*Data*:
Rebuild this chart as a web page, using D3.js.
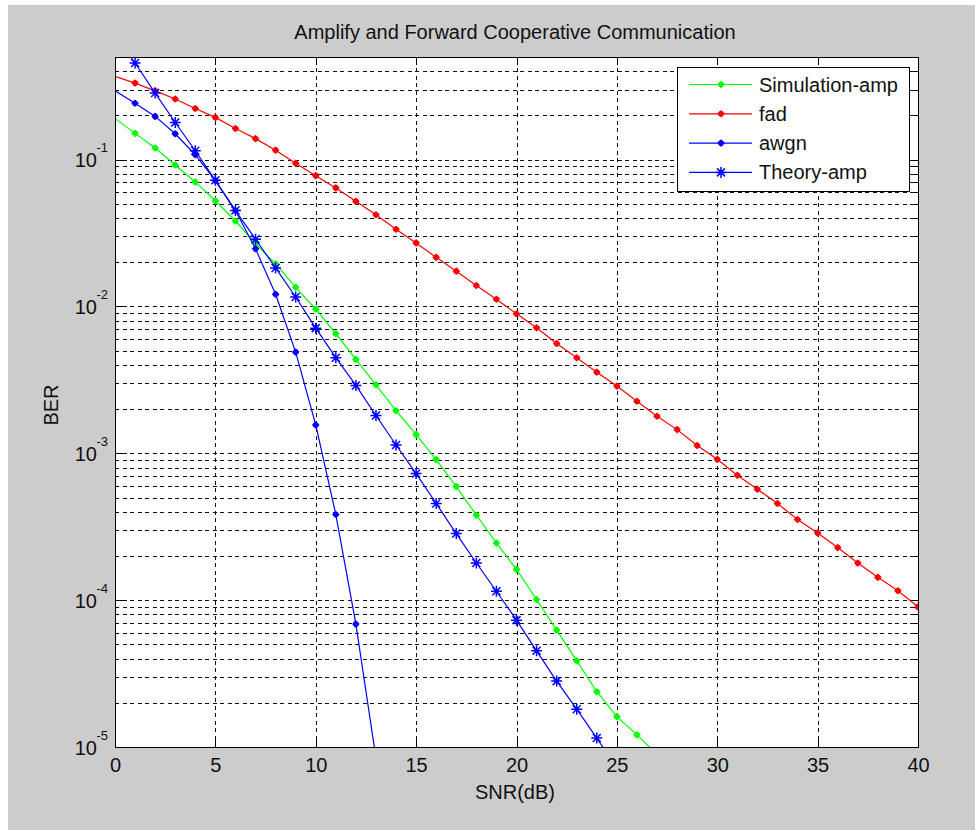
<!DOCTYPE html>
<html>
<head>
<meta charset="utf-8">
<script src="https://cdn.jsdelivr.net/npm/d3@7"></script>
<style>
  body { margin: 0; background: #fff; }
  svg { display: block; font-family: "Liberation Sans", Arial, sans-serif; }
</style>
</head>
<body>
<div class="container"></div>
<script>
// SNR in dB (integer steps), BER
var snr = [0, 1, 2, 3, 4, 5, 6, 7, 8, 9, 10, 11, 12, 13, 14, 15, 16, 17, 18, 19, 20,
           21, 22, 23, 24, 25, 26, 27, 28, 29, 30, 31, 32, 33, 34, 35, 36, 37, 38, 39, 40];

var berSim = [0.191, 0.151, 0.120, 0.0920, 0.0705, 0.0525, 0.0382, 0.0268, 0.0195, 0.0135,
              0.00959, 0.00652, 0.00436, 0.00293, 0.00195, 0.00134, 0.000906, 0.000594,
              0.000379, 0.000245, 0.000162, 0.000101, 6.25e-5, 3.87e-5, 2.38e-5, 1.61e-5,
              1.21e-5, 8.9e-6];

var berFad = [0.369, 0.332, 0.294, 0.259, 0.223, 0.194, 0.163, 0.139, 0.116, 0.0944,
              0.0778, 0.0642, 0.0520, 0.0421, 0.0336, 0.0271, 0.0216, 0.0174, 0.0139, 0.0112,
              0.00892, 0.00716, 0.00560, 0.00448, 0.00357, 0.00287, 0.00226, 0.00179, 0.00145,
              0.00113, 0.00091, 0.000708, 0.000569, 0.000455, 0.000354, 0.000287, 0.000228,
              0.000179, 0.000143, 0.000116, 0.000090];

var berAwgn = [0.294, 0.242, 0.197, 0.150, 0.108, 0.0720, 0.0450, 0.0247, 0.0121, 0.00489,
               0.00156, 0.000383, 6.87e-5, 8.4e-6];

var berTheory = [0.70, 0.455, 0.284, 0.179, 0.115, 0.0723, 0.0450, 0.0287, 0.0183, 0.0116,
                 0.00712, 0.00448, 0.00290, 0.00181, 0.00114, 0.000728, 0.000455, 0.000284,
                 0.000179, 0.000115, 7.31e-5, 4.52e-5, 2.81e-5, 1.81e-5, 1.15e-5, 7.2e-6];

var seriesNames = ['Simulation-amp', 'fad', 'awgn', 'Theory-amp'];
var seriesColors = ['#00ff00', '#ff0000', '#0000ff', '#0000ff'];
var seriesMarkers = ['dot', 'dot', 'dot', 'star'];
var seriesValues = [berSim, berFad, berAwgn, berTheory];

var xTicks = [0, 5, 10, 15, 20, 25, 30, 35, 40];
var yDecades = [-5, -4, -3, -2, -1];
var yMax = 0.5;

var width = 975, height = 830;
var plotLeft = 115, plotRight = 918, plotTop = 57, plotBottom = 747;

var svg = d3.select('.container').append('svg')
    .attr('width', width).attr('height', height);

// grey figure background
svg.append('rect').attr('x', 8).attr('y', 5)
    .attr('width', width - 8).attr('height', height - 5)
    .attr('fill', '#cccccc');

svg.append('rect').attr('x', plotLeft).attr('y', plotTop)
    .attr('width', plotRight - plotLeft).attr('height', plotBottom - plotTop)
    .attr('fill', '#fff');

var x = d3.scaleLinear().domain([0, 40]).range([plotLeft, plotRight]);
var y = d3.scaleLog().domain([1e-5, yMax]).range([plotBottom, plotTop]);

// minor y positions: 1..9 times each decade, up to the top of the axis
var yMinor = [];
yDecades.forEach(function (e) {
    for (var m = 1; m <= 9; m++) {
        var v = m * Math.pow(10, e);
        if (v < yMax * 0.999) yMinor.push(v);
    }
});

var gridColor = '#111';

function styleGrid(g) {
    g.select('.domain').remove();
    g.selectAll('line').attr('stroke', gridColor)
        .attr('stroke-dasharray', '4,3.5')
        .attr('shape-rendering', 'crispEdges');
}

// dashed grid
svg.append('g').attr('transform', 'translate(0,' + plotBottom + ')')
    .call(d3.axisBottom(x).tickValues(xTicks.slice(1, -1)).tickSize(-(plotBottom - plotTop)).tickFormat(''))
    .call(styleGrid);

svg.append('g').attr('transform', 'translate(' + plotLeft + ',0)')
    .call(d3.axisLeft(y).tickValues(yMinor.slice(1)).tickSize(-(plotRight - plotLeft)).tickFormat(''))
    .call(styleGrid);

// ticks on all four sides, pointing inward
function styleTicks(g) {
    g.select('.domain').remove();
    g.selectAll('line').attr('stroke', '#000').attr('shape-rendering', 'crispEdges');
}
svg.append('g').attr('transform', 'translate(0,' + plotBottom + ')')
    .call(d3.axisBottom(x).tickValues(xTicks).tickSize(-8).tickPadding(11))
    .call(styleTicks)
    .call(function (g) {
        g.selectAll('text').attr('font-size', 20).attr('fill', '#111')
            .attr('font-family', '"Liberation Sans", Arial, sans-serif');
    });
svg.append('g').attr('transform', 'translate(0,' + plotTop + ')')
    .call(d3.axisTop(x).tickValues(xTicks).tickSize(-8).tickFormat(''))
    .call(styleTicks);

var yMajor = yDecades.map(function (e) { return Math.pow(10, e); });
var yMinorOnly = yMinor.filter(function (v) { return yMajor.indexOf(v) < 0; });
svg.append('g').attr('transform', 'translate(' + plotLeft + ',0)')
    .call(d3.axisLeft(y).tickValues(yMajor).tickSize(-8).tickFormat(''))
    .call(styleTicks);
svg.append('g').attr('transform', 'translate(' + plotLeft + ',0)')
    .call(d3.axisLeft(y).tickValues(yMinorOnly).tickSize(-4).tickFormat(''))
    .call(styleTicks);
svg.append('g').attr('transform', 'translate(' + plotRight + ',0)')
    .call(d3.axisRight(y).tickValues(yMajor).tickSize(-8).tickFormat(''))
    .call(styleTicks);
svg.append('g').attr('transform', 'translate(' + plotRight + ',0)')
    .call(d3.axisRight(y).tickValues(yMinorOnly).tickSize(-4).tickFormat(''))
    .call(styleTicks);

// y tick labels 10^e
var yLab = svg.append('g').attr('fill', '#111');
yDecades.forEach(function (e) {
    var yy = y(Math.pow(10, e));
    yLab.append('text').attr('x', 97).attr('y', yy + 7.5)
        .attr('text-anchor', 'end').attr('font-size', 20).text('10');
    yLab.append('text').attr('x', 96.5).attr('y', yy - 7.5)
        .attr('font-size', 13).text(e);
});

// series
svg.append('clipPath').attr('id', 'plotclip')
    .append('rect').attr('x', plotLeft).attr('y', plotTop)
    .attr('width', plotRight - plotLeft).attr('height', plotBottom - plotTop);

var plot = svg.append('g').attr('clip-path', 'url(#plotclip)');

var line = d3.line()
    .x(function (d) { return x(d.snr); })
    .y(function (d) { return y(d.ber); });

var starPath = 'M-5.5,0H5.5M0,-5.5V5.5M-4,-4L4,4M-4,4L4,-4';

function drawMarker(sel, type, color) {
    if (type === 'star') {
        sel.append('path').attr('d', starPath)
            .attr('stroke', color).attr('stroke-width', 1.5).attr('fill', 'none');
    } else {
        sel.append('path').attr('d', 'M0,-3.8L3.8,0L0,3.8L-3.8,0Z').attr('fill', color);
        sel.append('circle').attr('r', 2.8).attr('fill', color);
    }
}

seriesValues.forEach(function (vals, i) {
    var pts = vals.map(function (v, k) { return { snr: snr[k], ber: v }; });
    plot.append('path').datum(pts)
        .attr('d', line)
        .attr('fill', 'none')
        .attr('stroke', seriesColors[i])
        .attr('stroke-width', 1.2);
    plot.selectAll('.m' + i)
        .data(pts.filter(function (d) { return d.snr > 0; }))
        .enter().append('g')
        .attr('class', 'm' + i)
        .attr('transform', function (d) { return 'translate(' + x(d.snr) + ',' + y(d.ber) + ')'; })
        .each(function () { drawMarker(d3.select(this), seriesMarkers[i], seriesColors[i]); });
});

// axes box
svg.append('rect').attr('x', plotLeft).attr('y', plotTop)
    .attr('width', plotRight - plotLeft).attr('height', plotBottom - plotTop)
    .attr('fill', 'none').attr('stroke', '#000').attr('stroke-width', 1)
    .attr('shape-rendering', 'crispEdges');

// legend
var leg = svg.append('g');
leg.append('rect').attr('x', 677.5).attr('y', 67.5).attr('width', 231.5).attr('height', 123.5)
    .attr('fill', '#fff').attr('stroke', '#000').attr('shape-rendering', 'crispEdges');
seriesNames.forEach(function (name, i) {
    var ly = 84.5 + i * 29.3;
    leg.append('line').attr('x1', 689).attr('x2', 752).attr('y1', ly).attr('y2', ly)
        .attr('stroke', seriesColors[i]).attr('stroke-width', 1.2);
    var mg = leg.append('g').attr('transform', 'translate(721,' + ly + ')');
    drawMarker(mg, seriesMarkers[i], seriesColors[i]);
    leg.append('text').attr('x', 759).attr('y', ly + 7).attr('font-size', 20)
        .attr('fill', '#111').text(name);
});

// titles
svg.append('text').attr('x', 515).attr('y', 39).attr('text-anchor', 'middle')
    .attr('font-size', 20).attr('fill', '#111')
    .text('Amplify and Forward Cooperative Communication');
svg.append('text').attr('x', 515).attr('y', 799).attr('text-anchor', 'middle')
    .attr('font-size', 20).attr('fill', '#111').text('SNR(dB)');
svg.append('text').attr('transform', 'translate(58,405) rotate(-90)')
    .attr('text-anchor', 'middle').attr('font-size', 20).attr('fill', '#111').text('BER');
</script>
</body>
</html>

*Exercise*: From the first line of the material down to the line containing "1.21e-5, 8.9e-6];", inclusive, return each line exactly, skipping any picture.

*Solution to the problem*:
Rebuild this chart as a web page, using D3.js.
<!DOCTYPE html>
<html>
<head>
<meta charset="utf-8">
<script src="https://cdn.jsdelivr.net/npm/d3@7"></script>
<style>
  body { margin: 0; background: #fff; }
  svg { display: block; font-family: "Liberation Sans", Arial, sans-serif; }
</style>
</head>
<body>
<div class="container"></div>
<script>
// SNR in dB (integer steps), BER
var snr = [0, 1, 2, 3, 4, 5, 6, 7, 8, 9, 10, 11, 12, 13, 14, 15, 16, 17, 18, 19, 20,
           21, 22, 23, 24, 25, 26, 27, 28, 29, 30, 31, 32, 33, 34, 35, 36, 37, 38, 39, 40];

var berSim = [0.191, 0.151, 0.120, 0.0920, 0.0705, 0.0525, 0.0382, 0.0268, 0.0195, 0.0135,
              0.00959, 0.00652, 0.00436, 0.00293, 0.00195, 0.00134, 0.000906, 0.000594,
              0.000379, 0.000245, 0.000162, 0.000101, 6.25e-5, 3.87e-5, 2.38e-5, 1.61e-5,
              1.21e-5, 8.9e-6];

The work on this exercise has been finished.